Given records —
%%

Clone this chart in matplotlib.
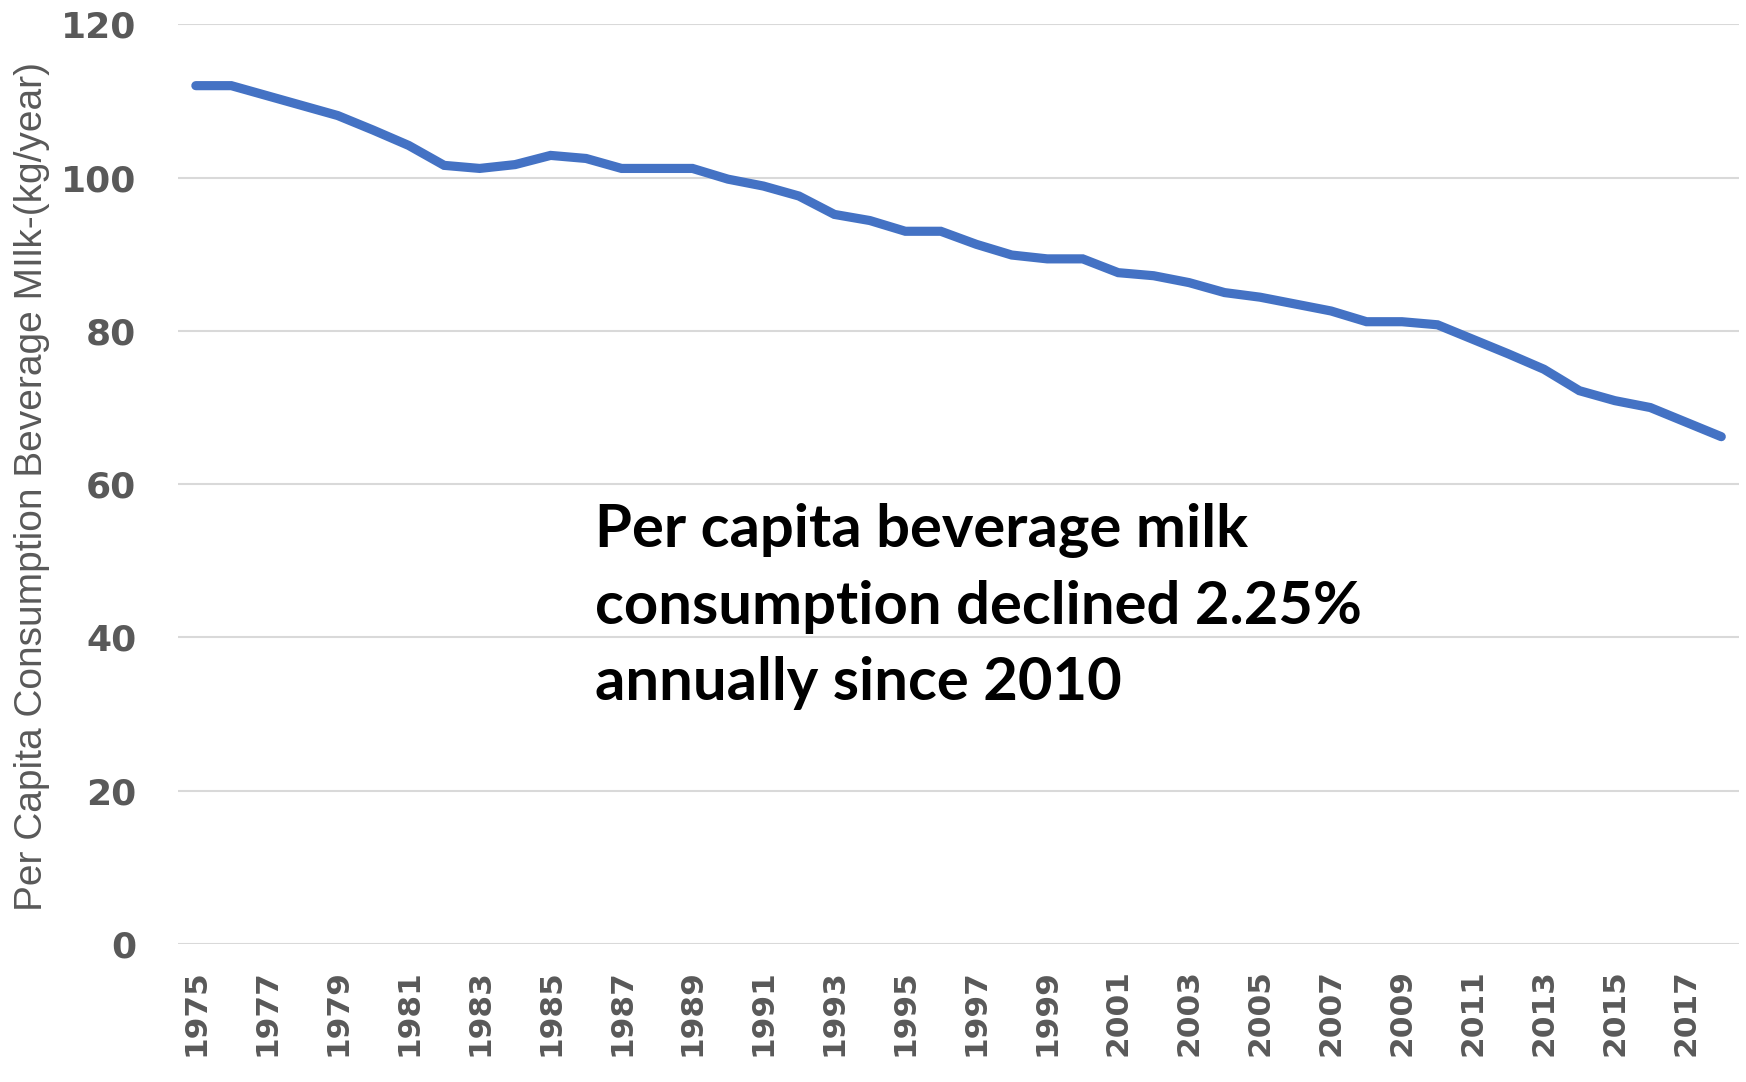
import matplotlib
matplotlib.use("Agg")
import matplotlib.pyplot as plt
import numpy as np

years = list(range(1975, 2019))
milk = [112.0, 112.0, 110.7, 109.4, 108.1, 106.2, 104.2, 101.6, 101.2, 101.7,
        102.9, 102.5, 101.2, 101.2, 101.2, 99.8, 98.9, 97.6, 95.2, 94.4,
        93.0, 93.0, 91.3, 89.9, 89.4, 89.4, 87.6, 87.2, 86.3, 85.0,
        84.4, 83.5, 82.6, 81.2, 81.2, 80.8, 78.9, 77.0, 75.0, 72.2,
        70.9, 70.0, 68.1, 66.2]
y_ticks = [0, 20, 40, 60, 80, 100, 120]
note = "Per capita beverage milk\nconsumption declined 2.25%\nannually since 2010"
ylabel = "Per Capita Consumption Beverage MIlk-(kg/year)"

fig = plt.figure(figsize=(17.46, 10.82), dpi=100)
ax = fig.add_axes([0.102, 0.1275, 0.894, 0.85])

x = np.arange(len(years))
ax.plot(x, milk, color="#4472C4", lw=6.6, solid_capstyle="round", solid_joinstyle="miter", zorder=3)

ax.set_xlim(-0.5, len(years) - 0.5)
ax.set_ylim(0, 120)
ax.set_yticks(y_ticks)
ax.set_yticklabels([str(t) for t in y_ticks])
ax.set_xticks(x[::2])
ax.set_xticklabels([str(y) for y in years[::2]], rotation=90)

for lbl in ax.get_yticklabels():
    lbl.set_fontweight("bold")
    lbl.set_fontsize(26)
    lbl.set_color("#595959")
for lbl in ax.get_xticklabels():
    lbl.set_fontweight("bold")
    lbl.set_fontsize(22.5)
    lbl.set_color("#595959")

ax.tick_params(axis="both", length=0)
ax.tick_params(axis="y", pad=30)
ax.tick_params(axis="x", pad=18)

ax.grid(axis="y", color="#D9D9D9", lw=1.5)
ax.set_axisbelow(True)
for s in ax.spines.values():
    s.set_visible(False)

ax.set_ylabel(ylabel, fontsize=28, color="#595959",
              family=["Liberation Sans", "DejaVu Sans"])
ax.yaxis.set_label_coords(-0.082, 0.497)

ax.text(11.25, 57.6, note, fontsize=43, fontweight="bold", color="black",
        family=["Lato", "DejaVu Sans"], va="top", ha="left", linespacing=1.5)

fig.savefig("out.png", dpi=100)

%%
%%

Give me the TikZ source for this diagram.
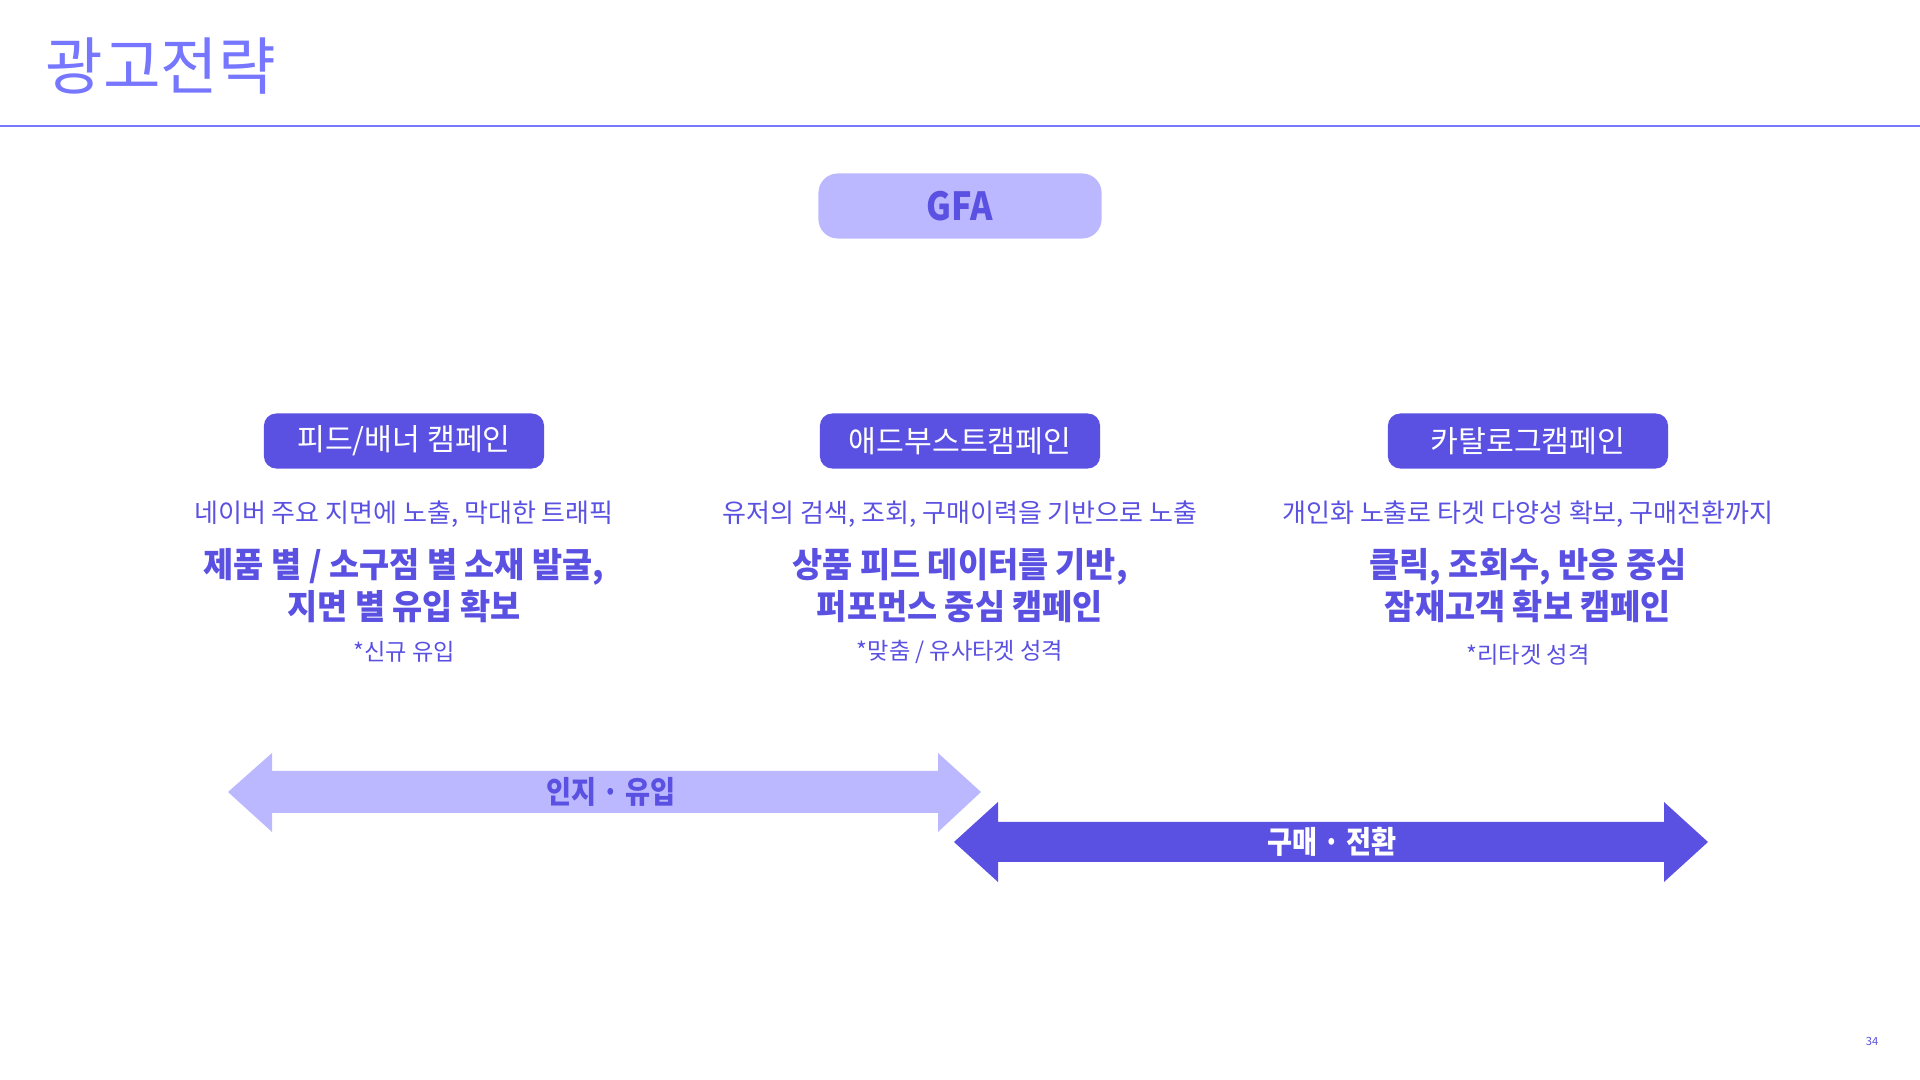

%%
%%

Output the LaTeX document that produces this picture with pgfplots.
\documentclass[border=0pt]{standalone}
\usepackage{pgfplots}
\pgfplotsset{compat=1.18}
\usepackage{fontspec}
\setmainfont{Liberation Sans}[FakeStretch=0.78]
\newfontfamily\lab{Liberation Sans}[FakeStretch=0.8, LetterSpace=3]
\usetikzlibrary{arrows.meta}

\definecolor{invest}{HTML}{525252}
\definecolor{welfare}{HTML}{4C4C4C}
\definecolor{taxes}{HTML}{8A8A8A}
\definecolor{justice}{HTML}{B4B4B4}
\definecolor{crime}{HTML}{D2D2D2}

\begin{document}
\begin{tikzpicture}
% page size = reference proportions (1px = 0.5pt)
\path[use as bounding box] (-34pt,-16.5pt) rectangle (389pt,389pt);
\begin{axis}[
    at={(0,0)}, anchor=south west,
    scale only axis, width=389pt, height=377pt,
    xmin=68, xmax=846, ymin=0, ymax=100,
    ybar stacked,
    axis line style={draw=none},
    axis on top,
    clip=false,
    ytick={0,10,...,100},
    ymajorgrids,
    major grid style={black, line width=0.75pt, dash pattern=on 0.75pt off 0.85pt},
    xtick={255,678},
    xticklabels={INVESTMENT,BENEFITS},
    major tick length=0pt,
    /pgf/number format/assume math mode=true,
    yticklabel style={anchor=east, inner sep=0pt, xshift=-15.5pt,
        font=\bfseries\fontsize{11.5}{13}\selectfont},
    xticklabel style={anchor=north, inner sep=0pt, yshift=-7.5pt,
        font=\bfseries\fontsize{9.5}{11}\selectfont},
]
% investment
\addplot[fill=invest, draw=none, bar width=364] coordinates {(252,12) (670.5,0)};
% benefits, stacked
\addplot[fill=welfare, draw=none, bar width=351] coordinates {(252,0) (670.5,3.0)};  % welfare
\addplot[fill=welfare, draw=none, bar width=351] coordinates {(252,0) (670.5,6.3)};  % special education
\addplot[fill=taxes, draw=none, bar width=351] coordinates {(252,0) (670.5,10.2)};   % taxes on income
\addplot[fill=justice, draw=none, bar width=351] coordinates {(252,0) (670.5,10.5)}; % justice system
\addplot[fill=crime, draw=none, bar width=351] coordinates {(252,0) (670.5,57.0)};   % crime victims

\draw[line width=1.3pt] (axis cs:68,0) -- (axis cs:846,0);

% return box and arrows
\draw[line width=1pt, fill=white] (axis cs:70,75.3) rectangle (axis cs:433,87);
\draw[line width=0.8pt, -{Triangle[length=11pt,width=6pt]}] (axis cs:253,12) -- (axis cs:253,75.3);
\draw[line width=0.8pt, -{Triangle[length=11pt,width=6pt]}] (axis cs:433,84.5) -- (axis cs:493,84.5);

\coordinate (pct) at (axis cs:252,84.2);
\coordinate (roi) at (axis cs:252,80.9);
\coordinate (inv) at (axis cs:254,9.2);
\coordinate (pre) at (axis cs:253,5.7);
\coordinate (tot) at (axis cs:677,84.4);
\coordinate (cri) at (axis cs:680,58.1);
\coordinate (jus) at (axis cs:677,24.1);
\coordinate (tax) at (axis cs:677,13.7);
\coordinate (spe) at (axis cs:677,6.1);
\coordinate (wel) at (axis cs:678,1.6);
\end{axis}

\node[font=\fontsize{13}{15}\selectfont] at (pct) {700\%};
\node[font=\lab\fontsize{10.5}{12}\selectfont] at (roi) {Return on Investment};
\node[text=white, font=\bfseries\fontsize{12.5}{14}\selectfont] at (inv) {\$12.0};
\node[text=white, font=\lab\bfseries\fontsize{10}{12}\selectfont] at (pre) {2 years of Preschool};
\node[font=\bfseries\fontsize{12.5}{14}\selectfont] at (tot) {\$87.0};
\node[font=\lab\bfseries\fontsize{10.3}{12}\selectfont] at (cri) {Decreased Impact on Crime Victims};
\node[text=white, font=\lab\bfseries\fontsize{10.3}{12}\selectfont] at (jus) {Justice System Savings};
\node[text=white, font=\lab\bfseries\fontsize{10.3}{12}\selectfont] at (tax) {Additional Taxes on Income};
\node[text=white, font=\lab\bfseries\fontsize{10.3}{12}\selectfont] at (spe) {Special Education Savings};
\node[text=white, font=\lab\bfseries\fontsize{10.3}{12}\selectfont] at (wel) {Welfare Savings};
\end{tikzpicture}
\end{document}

%%

Exercise prompt —
Give again, word for word, the lines from the one that contains "Clone this chart in matplotlib." to the one that contains "import numpy as np", both included. Omit the pictures.

Finished exercise —
Clone this chart in matplotlib.
import matplotlib
matplotlib.use("Agg")
import matplotlib.pyplot as plt
import numpy as np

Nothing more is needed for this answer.